Work required
Find the lines that hold the word "Clone" and return them.

[Collection entries]
----

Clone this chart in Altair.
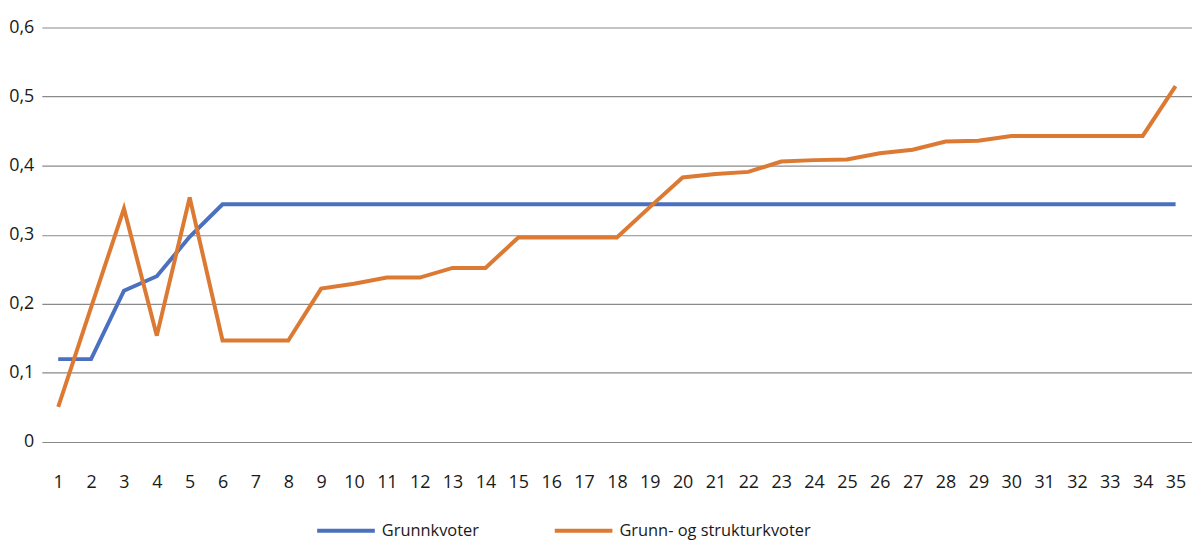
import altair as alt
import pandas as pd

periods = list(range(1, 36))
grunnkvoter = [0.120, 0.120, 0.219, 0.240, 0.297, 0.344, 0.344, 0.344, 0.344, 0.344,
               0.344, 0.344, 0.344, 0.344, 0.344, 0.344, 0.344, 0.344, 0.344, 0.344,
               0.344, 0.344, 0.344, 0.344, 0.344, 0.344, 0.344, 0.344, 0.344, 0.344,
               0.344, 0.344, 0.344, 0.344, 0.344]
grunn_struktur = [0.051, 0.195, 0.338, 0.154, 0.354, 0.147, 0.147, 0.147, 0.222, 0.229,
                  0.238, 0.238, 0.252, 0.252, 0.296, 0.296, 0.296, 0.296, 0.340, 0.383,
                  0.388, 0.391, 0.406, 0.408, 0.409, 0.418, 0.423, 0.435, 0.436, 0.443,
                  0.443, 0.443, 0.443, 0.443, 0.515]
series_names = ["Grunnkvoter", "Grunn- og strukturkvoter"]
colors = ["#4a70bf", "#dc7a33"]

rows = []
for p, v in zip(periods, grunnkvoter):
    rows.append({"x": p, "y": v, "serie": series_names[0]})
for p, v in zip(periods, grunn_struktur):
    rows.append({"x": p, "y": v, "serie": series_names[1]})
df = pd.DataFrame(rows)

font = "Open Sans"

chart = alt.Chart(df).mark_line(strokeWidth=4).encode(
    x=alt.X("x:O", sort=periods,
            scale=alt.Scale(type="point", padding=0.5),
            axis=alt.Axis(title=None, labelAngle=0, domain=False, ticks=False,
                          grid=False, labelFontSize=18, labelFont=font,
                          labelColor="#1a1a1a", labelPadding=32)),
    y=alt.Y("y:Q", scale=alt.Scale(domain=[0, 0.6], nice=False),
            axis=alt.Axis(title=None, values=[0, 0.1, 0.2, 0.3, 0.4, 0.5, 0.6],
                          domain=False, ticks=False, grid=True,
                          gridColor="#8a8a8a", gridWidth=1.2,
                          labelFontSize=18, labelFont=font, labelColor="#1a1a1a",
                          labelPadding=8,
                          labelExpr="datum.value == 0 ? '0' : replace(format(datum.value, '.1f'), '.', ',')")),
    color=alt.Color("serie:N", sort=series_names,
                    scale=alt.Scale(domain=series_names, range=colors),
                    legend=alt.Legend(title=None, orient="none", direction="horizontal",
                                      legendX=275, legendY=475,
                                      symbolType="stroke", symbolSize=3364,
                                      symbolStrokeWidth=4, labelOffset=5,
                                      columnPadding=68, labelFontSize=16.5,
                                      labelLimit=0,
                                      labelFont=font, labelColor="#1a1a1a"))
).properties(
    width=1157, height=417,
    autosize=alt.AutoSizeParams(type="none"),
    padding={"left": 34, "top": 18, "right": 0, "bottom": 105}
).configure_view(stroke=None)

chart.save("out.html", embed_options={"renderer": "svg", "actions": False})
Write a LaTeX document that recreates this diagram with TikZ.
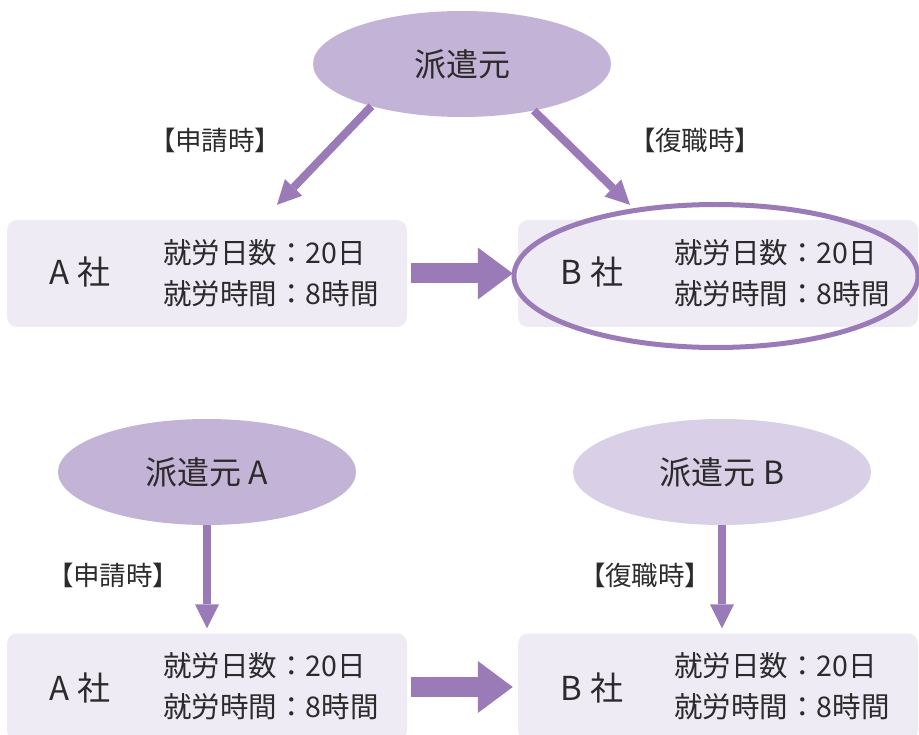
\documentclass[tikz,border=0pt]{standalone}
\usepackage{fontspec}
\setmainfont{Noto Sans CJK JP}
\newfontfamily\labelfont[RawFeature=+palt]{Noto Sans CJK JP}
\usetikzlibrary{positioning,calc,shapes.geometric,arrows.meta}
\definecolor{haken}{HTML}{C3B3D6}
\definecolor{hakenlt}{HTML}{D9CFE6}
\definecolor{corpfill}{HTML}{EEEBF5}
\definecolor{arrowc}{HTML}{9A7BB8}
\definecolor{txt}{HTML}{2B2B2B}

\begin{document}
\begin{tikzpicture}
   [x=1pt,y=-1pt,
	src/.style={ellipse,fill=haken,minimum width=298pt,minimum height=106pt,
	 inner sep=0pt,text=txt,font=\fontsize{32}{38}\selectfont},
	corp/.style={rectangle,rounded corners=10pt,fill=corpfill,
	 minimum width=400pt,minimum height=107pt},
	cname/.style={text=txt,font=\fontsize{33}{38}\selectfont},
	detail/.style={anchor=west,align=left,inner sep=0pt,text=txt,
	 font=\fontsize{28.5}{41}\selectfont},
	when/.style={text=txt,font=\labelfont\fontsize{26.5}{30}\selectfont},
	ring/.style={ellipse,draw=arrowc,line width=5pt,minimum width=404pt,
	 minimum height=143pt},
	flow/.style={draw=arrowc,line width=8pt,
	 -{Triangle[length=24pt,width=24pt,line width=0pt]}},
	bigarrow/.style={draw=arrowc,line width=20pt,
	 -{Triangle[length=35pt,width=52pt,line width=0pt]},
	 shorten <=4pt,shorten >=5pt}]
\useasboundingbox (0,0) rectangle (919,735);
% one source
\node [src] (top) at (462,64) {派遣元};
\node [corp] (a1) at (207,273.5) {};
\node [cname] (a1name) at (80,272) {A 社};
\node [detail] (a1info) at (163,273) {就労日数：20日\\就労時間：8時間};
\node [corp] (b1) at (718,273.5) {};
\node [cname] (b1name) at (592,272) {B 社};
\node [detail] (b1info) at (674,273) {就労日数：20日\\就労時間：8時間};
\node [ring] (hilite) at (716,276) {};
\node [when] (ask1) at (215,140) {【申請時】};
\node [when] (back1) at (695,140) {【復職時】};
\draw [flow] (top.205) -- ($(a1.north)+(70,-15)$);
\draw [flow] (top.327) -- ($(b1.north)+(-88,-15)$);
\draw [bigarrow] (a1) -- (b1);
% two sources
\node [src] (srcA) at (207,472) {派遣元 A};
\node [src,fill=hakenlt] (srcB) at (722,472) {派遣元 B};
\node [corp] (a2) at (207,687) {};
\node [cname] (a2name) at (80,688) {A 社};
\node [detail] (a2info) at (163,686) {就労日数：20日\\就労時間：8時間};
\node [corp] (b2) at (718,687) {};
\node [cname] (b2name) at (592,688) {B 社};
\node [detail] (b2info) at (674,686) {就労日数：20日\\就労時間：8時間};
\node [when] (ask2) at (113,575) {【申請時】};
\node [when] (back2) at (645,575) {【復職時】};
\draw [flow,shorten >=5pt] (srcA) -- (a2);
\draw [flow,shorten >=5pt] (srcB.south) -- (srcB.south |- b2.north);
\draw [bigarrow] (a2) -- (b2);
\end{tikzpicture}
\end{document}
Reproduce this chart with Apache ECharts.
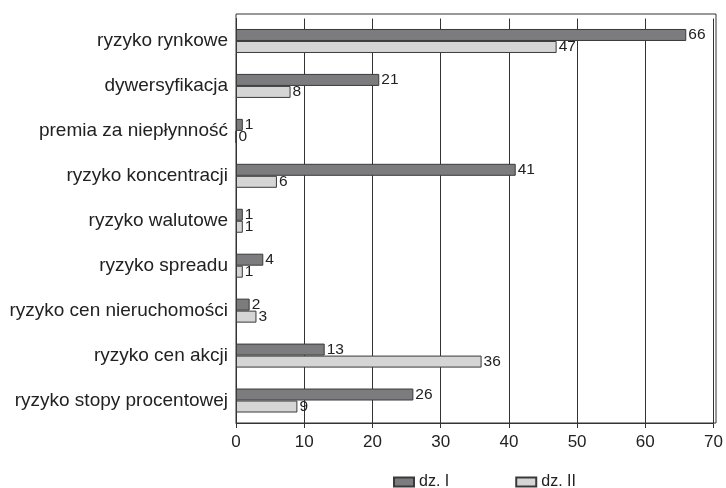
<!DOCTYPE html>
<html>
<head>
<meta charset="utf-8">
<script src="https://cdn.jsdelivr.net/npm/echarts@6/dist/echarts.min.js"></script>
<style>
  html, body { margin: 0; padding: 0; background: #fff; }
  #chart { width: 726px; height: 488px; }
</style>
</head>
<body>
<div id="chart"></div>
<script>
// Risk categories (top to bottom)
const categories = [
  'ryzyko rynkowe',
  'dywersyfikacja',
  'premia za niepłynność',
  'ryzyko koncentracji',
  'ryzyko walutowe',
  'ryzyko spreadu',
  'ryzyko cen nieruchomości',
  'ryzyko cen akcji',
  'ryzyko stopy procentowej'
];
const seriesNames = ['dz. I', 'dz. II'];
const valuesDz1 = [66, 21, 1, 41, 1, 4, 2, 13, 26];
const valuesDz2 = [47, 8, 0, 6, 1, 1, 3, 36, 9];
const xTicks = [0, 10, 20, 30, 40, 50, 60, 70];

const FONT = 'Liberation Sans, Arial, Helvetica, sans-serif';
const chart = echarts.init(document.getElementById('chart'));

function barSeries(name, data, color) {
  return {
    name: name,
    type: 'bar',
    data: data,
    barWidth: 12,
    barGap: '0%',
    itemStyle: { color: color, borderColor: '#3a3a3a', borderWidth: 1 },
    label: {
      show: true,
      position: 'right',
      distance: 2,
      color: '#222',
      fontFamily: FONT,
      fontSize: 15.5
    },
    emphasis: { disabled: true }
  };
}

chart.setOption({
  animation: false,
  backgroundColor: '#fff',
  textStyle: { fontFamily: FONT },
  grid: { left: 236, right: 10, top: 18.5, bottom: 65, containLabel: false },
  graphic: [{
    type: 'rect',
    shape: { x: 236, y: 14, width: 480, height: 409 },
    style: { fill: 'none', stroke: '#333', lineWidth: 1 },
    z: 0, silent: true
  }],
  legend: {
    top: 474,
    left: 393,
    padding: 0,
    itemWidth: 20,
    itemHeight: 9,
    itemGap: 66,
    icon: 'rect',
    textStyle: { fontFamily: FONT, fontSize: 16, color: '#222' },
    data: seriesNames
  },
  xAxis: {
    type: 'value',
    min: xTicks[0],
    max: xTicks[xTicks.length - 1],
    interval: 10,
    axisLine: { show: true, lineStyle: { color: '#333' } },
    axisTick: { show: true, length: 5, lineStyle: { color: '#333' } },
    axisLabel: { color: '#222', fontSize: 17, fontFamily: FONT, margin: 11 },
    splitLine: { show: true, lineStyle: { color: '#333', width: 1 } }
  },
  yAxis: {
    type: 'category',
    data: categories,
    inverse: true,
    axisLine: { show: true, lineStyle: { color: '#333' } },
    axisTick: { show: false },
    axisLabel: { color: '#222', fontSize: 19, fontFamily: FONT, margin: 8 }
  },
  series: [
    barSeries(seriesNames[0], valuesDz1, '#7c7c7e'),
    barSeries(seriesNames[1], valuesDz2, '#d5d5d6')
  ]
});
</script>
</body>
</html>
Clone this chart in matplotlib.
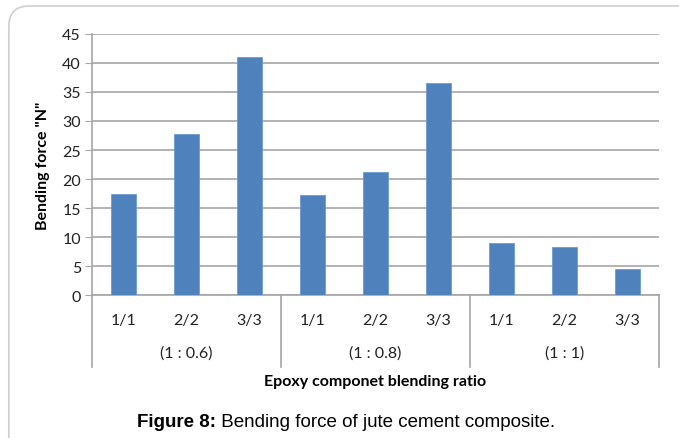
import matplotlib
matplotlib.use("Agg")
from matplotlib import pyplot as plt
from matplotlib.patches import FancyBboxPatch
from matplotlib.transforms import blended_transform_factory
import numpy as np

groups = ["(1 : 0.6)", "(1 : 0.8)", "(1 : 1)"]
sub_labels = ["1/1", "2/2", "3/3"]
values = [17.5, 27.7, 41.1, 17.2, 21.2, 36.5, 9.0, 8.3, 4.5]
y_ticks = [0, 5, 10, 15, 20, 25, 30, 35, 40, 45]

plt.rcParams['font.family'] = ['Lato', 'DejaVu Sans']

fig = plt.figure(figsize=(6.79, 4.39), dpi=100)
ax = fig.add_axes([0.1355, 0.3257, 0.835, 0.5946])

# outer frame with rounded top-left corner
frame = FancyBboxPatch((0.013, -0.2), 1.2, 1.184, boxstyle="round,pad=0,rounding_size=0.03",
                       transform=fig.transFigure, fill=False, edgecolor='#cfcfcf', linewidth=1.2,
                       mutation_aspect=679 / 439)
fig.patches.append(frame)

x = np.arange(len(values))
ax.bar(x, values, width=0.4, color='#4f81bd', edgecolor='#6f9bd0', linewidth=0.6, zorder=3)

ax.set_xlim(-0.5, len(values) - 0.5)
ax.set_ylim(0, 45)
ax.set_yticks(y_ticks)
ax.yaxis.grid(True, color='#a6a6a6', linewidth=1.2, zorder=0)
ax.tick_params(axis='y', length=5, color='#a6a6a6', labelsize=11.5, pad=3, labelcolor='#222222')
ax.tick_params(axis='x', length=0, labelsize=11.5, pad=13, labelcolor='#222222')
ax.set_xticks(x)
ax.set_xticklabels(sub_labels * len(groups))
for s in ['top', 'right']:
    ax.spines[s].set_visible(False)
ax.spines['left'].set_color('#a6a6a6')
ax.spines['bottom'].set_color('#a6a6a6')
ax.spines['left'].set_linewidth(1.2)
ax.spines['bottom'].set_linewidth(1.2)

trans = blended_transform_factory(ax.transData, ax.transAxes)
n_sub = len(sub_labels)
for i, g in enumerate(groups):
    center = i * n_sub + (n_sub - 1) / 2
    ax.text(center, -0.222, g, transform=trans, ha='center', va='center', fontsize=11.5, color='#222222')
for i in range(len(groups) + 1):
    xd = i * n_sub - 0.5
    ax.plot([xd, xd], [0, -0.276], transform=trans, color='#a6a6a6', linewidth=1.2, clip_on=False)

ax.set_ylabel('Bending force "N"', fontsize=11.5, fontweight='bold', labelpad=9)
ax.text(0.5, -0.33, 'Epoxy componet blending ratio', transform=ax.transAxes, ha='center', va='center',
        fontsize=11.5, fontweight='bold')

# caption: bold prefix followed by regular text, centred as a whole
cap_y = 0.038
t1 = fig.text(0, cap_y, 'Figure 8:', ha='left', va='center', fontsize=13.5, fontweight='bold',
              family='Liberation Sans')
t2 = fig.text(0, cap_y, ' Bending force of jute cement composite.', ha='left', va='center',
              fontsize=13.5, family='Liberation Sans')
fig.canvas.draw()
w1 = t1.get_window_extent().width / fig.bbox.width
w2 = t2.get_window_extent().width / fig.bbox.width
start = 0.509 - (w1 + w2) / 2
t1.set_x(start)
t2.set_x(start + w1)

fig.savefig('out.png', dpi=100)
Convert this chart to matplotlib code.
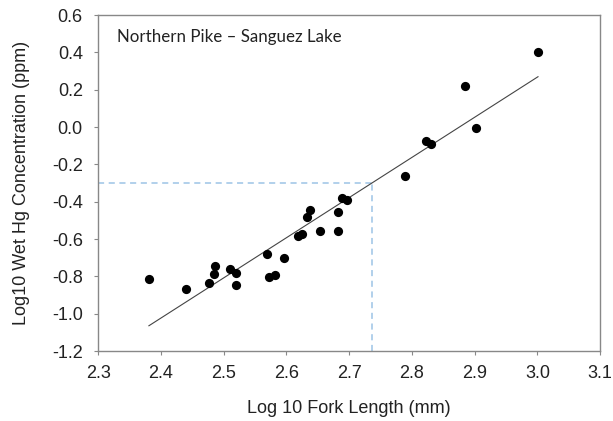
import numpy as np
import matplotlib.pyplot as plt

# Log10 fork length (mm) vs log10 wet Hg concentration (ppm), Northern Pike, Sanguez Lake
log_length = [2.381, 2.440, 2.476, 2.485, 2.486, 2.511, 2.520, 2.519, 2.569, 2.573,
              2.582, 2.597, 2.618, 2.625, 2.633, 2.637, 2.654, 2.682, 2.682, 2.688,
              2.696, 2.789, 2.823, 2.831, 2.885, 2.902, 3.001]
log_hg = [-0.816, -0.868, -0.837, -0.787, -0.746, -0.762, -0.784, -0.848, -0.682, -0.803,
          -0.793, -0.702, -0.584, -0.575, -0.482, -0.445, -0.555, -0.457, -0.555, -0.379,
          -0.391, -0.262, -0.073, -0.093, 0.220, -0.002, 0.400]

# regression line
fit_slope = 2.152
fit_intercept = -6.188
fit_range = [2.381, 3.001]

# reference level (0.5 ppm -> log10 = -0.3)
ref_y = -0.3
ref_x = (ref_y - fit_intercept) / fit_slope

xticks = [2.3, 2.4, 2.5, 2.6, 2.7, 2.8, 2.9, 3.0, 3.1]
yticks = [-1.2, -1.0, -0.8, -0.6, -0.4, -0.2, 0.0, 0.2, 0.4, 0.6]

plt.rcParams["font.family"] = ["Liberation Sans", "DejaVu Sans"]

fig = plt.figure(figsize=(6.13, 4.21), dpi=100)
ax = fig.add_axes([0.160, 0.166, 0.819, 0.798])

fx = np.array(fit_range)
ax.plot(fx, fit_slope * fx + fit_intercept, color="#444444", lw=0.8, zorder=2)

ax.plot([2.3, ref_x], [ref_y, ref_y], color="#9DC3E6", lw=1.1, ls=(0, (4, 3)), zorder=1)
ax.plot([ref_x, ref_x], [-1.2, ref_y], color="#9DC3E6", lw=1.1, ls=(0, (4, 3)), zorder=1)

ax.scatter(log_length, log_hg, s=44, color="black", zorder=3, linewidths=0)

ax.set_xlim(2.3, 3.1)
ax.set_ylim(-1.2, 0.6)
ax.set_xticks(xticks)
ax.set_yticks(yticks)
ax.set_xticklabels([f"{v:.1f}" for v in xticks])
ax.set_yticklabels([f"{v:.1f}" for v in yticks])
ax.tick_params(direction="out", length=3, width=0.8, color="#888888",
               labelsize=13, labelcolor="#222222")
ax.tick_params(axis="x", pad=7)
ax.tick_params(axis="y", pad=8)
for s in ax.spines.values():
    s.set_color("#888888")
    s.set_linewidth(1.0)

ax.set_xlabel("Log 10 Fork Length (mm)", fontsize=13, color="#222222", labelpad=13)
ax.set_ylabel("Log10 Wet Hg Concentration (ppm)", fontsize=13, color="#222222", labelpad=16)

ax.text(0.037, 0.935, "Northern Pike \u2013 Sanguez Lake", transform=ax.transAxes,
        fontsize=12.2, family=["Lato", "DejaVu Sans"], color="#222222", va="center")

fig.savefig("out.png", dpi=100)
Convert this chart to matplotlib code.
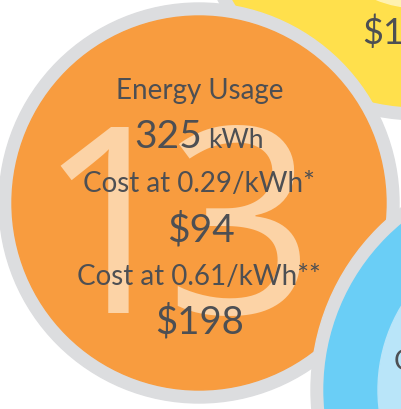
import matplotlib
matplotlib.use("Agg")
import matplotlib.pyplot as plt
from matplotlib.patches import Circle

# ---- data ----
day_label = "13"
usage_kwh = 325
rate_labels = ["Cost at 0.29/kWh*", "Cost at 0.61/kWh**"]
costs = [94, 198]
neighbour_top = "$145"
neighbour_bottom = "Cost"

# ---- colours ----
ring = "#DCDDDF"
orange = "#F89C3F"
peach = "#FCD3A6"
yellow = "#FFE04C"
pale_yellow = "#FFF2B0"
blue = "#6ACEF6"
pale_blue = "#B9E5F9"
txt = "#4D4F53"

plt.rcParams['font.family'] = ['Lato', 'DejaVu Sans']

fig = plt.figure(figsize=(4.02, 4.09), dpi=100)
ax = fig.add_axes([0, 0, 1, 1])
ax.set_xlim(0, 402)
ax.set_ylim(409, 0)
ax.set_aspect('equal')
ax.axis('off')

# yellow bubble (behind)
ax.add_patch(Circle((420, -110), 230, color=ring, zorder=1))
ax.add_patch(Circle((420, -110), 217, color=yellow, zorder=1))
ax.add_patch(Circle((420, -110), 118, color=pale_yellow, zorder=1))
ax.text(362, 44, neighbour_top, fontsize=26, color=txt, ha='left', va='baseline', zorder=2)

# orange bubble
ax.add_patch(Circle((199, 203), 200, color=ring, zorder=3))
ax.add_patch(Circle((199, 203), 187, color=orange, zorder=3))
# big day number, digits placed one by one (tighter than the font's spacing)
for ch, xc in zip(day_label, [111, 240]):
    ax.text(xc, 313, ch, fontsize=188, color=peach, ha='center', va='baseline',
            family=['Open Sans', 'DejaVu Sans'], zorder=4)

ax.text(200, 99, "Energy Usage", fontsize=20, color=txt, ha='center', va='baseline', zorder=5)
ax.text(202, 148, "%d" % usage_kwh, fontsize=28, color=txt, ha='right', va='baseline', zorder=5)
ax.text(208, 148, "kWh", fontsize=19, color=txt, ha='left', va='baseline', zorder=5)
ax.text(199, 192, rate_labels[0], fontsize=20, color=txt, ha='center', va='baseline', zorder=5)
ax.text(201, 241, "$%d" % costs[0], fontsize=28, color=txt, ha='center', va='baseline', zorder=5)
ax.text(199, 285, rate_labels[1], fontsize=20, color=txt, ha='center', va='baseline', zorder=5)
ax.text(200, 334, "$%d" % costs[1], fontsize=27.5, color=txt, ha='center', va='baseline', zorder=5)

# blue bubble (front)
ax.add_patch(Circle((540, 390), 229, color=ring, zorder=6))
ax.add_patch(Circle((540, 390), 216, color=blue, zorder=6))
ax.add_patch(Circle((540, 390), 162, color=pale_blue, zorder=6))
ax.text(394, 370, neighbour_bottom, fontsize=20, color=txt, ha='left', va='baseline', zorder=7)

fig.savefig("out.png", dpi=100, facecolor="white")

----

Answer to the problem
Clone this chart in Altair.
Clone this chart in matplotlib.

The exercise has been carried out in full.